Task instructions:
In the records below, find the line containing "What matplotlib code" and the line containing "mfc='black', mec='black', label='polystyrene')". Give again exactly those lines and every line between them, omitting the pictures.

Extracted information:

-- -- --

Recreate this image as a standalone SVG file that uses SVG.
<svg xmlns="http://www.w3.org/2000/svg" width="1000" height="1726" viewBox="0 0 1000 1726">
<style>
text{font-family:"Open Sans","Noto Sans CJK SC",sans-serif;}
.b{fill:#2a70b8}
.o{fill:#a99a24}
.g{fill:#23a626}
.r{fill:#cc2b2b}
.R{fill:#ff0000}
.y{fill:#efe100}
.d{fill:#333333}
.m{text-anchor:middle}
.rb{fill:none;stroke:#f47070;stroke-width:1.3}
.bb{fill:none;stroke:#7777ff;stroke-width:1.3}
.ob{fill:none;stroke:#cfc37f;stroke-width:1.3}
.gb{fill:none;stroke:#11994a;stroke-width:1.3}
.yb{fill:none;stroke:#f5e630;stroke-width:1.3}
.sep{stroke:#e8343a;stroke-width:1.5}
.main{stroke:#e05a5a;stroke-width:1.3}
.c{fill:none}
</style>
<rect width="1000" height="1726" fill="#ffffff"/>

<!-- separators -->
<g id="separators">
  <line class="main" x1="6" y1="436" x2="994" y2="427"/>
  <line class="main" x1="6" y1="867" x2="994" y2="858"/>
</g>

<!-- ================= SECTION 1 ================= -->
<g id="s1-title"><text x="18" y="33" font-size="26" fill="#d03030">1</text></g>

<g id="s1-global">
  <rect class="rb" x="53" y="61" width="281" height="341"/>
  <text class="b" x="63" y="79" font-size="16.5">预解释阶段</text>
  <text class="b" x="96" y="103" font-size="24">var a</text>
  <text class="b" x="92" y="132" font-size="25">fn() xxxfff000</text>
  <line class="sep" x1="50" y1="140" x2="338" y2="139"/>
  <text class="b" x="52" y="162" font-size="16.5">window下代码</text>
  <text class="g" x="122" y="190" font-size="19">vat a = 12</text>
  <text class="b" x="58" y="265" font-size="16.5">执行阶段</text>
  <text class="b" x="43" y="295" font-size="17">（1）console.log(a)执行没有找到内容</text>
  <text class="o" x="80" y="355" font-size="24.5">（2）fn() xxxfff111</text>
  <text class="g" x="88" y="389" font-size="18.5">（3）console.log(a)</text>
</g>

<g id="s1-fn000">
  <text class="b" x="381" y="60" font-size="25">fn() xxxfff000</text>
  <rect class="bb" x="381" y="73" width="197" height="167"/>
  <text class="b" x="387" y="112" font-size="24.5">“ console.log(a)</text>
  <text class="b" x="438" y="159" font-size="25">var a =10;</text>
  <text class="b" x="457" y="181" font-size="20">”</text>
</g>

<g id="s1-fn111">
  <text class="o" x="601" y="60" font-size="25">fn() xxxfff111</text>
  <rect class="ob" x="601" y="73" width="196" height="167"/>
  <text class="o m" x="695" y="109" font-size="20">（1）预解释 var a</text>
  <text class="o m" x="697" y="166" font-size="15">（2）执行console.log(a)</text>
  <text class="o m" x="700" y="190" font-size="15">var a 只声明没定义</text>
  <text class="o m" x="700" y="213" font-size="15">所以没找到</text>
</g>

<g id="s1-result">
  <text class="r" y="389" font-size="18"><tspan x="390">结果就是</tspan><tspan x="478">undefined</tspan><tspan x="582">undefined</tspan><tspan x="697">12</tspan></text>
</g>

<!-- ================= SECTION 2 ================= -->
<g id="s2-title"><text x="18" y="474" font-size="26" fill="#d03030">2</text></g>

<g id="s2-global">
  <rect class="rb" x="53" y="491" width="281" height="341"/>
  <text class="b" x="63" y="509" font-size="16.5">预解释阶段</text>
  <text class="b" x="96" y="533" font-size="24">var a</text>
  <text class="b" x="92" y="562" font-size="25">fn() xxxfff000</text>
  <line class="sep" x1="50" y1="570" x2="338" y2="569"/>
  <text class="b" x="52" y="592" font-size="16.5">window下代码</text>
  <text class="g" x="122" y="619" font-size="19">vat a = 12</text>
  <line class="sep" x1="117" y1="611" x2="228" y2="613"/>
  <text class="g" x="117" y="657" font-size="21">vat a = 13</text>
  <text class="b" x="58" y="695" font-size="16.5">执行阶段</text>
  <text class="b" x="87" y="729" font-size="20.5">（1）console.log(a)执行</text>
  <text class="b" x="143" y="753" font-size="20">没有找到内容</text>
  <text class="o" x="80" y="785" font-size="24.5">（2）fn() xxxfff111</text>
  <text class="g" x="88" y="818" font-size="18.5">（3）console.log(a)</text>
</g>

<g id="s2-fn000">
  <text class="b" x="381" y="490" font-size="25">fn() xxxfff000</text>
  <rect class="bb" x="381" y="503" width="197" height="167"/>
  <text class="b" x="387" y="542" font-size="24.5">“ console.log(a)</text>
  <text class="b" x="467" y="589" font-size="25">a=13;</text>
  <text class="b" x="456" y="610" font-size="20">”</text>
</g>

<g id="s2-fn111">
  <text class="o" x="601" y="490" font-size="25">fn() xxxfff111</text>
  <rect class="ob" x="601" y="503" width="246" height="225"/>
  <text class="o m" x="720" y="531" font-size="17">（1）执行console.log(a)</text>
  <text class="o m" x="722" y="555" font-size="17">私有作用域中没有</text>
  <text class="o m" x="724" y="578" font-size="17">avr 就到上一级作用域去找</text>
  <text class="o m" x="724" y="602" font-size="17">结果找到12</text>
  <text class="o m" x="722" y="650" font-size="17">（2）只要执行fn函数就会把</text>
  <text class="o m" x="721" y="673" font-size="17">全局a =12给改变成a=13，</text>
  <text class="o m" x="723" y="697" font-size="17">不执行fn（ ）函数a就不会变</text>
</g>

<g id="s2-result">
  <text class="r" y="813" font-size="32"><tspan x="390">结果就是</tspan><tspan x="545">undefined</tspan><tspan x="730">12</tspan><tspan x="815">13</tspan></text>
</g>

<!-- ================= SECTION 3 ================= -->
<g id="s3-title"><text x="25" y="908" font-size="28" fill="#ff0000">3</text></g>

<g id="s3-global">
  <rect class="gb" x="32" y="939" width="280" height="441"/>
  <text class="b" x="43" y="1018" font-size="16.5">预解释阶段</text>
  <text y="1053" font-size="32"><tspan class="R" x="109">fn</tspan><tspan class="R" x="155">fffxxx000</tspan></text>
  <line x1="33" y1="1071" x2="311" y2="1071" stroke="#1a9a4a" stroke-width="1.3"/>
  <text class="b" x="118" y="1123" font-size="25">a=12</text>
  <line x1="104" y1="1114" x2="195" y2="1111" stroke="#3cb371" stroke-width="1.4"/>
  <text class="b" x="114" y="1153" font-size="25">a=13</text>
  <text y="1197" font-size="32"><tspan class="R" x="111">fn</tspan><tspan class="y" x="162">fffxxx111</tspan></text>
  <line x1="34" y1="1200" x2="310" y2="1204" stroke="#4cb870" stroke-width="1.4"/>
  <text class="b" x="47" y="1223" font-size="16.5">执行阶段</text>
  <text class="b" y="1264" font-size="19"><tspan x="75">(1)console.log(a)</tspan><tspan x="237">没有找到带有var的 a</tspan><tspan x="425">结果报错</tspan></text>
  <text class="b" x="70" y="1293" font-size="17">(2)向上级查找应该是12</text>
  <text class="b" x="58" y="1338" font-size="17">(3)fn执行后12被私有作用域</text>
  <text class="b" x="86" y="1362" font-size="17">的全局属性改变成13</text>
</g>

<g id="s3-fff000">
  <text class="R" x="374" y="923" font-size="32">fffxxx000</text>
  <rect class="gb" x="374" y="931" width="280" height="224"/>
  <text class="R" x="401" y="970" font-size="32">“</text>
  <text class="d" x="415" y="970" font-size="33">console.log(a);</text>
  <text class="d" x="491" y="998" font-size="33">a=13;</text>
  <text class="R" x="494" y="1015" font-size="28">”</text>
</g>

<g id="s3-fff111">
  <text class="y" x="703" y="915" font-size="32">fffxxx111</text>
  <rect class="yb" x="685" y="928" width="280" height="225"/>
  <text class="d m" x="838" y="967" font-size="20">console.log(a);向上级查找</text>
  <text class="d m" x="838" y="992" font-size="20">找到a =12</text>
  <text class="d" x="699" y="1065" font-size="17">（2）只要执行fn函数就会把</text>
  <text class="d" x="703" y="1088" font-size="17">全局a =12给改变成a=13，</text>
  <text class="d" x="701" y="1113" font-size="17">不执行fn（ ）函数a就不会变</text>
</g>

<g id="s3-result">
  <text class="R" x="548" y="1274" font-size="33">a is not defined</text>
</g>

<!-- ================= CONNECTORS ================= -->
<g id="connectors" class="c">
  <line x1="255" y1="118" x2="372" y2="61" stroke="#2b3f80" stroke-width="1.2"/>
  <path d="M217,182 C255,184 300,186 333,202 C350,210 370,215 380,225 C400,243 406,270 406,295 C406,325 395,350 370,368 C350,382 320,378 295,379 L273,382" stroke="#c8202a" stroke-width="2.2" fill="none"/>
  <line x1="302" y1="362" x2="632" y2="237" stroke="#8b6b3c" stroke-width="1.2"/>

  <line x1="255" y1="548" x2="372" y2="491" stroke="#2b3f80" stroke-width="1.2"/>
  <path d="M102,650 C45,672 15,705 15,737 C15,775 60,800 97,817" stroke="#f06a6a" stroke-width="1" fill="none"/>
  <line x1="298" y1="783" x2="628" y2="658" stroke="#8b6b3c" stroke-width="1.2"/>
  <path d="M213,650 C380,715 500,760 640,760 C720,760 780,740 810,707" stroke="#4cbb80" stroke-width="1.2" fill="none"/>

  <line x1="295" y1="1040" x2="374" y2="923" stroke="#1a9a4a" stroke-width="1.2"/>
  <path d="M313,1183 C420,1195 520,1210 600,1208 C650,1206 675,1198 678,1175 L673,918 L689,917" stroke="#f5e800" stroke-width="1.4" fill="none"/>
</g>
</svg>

-- -- --

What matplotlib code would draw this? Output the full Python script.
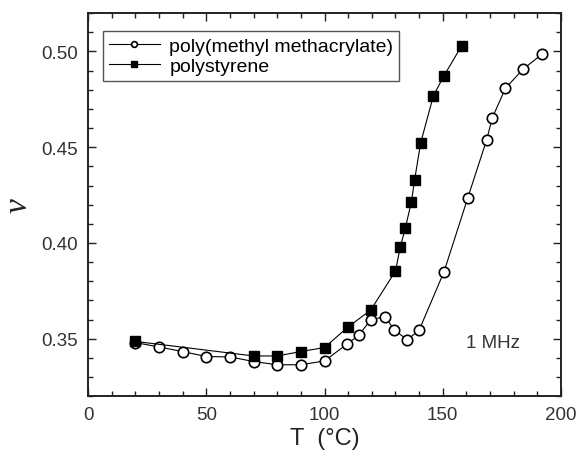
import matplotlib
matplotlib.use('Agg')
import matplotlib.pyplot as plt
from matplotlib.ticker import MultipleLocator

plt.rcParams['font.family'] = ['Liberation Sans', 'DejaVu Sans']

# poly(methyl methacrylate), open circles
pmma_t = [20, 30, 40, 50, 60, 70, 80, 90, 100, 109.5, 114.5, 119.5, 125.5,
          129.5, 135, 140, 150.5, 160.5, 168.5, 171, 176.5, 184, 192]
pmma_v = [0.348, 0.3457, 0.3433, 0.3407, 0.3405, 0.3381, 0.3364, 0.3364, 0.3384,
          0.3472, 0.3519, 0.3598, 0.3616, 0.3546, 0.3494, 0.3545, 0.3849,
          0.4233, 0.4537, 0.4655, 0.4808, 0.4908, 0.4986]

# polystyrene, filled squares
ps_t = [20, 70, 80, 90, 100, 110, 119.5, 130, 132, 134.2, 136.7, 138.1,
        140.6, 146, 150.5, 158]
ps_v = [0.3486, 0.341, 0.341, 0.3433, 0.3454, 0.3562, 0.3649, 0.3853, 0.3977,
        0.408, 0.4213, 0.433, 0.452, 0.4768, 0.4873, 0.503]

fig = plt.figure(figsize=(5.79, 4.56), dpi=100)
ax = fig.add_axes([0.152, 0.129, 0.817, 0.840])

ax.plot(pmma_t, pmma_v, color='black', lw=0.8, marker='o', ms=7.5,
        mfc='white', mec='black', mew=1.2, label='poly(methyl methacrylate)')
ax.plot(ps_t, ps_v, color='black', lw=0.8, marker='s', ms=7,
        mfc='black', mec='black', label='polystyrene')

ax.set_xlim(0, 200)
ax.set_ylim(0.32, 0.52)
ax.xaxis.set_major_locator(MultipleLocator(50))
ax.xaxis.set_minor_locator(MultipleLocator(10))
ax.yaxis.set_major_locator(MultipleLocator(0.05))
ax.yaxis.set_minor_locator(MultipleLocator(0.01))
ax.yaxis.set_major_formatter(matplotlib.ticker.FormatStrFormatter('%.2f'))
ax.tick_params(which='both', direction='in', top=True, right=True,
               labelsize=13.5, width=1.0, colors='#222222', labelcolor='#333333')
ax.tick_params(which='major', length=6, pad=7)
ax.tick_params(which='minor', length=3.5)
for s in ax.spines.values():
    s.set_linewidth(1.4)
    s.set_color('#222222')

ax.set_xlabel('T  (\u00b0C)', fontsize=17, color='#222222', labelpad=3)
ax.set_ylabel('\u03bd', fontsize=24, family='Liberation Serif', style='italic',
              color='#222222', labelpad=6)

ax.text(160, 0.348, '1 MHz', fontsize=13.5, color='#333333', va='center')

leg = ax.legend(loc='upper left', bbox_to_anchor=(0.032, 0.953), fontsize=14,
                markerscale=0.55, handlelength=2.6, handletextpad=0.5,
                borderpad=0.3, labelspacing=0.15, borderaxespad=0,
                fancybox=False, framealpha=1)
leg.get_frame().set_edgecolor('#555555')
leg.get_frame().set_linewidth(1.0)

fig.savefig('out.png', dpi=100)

-- -- --

Output below:
What matplotlib code would draw this? Output the full Python script.
import matplotlib
matplotlib.use('Agg')
import matplotlib.pyplot as plt
from matplotlib.ticker import MultipleLocator

plt.rcParams['font.family'] = ['Liberation Sans', 'DejaVu Sans']

# poly(methyl methacrylate), open circles
pmma_t = [20, 30, 40, 50, 60, 70, 80, 90, 100, 109.5, 114.5, 119.5, 125.5,
          129.5, 135, 140, 150.5, 160.5, 168.5, 171, 176.5, 184, 192]
pmma_v = [0.348, 0.3457, 0.3433, 0.3407, 0.3405, 0.3381, 0.3364, 0.3364, 0.3384,
          0.3472, 0.3519, 0.3598, 0.3616, 0.3546, 0.3494, 0.3545, 0.3849,
          0.4233, 0.4537, 0.4655, 0.4808, 0.4908, 0.4986]

# polystyrene, filled squares
ps_t = [20, 70, 80, 90, 100, 110, 119.5, 130, 132, 134.2, 136.7, 138.1,
        140.6, 146, 150.5, 158]
ps_v = [0.3486, 0.341, 0.341, 0.3433, 0.3454, 0.3562, 0.3649, 0.3853, 0.3977,
        0.408, 0.4213, 0.433, 0.452, 0.4768, 0.4873, 0.503]

fig = plt.figure(figsize=(5.79, 4.56), dpi=100)
ax = fig.add_axes([0.152, 0.129, 0.817, 0.840])

ax.plot(pmma_t, pmma_v, color='black', lw=0.8, marker='o', ms=7.5,
        mfc='white', mec='black', mew=1.2, label='poly(methyl methacrylate)')
ax.plot(ps_t, ps_v, color='black', lw=0.8, marker='s', ms=7,
        mfc='black', mec='black', label='polystyrene')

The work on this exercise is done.